Nice looking watch PG.









Sod it, I meant to get a halogen lamp on me way home tonight, and a 1 3/4 inch sink plug.









I might get 710 problems if it remembers the plug is still f***ed.

























Must get plug, must get plug.









And lamp.


----------



## Silver Hawk (Dec 2, 2003)

Is Stan suggesting that this watch looks like a 1 3/4 inch sink plug?


----------



## pg tips (May 16, 2003)

There's no telling with Stan. He strikes me as a guy who lives on his wits. Maybee he has used a watch when he lost his sink plug. Bet it wasn't his G10!

I bet he has all sorts of temporary solutions to life's little problems that just end up being permanent.


----------



## Stan (Aug 7, 2003)

You cheeky buggers.























I got a sink plug and a halogen lamp on the way home tonight, thank you!
















Sink plug fitted, lamp still in box.









The Josmar doesn't look like a sink plug at all, in fact it's rather nice.









An elderly gentleman came into our place today wearing a '70's Sicura chrono and we had a right good rattle about watches. He loved my Vostok Tradition because the bugger is so big.









It seems he got the Sicura when his daughter was working for Ratner's back in the day.

Blast from the past?









No where's me chewing gum and bailing wire?


----------



## LuvWatch (May 14, 2004)

Hi Forum & PG

Thanks for the note Paul, life is much better and enjoying the finer things in life like watches.

Talking of which, how about this Jessy....Oops I mean Jossy...........picked it up a little while ago










All the best

Derek


----------



## pg tips (May 16, 2003)

Glad to here things are on the up Derek. Nice Josmar! I see your concentrating on near mint items! Nice Candino you've got a bid on







(been nosy sorry) That would be a nice win if you get it. btw superb photo as well.


----------



## Stan (Aug 7, 2003)

Welcome aboard Derek.









That is a very nice looking watch, it is a minter.
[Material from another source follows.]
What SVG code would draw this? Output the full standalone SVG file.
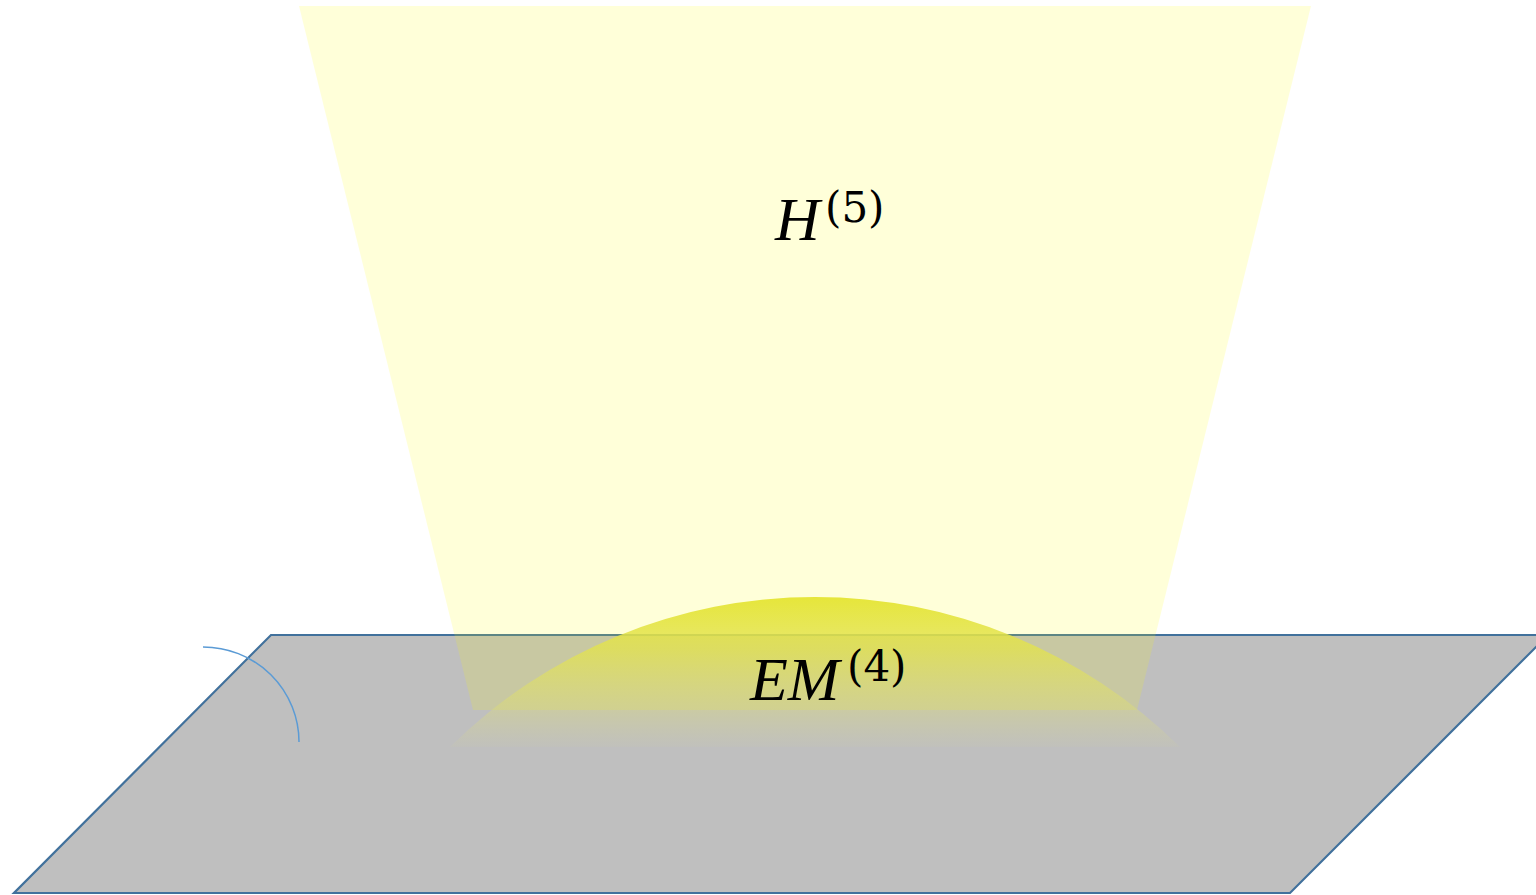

I love the red dial but I've always been a sucker for red ones.









Stay tuned.


----------



## raketakat (Sep 24, 2003)

http://www.wrist-watch.info/ian/200.jpg

Have look at mine Paul







.

Here it is Ian, (pg)


----------



## Stan (Aug 7, 2003)

Ian,

You old photographer you!

Nicely done.


----------



## raketakat (Sep 24, 2003)

I forgot to put the IMG tags in Stan







.


----------



## Stan (Aug 7, 2003)

I still found it.


----------



## pg tips (May 16, 2003)

Nice Ian! (edited your post to put the picture in)

I see Derek has his red Jossy on the bay!


----------